[start]

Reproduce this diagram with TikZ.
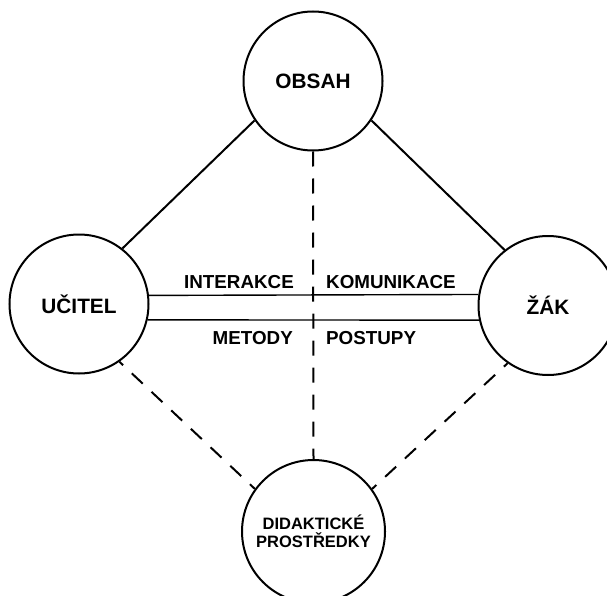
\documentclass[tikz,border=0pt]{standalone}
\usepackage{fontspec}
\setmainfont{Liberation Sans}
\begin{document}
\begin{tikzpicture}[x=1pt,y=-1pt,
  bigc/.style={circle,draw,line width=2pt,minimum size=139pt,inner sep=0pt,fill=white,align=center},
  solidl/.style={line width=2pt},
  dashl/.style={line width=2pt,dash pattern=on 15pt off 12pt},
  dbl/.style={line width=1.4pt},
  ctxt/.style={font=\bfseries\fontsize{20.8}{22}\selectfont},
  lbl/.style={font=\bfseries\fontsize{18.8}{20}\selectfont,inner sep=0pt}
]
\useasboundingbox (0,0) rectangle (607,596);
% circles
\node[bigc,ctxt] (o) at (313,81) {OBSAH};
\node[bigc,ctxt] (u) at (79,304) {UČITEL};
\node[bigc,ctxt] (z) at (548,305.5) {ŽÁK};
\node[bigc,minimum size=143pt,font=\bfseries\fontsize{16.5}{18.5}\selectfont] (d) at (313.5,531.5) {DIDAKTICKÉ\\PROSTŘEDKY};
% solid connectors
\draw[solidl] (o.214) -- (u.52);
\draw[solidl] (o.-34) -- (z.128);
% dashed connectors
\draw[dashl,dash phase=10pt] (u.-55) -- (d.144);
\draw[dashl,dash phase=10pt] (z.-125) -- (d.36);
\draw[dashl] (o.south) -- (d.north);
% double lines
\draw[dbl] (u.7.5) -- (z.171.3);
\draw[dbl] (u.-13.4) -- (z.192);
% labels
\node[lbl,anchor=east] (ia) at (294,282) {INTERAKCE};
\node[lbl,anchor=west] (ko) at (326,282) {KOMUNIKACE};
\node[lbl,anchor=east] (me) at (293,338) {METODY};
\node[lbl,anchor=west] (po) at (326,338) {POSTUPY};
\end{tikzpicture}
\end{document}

[end]

The request> Without the pictures, write out all of the material exactly.

Solution>
Reproduce this diagram with TikZ.
\documentclass[tikz,border=0pt]{standalone}
\usepackage{fontspec}
\setmainfont{Liberation Sans}
\begin{document}
\begin{tikzpicture}[x=1pt,y=-1pt,
  bigc/.style={circle,draw,line width=2pt,minimum size=139pt,inner sep=0pt,fill=white,align=center},
  solidl/.style={line width=2pt},
  dashl/.style={line width=2pt,dash pattern=on 15pt off 12pt},
  dbl/.style={line width=1.4pt},
  ctxt/.style={font=\bfseries\fontsize{20.8}{22}\selectfont},
  lbl/.style={font=\bfseries\fontsize{18.8}{20}\selectfont,inner sep=0pt}
]
\useasboundingbox (0,0) rectangle (607,596);
% circles
\node[bigc,ctxt] (o) at (313,81) {OBSAH};
\node[bigc,ctxt] (u) at (79,304) {UČITEL};
\node[bigc,ctxt] (z) at (548,305.5) {ŽÁK};
\node[bigc,minimum size=143pt,font=\bfseries\fontsize{16.5}{18.5}\selectfont] (d) at (313.5,531.5) {DIDAKTICKÉ\\PROSTŘEDKY};
% solid connectors
\draw[solidl] (o.214) -- (u.52);
\draw[solidl] (o.-34) -- (z.128);
% dashed connectors
\draw[dashl,dash phase=10pt] (u.-55) -- (d.144);
\draw[dashl,dash phase=10pt] (z.-125) -- (d.36);
\draw[dashl] (o.south) -- (d.north);
% double lines
\draw[dbl] (u.7.5) -- (z.171.3);
\draw[dbl] (u.-13.4) -- (z.192);
% labels
\node[lbl,anchor=east] (ia) at (294,282) {INTERAKCE};
\node[lbl,anchor=west] (ko) at (326,282) {KOMUNIKACE};
\node[lbl,anchor=east] (me) at (293,338) {METODY};
\node[lbl,anchor=west] (po) at (326,338) {POSTUPY};
\end{tikzpicture}
\end{document}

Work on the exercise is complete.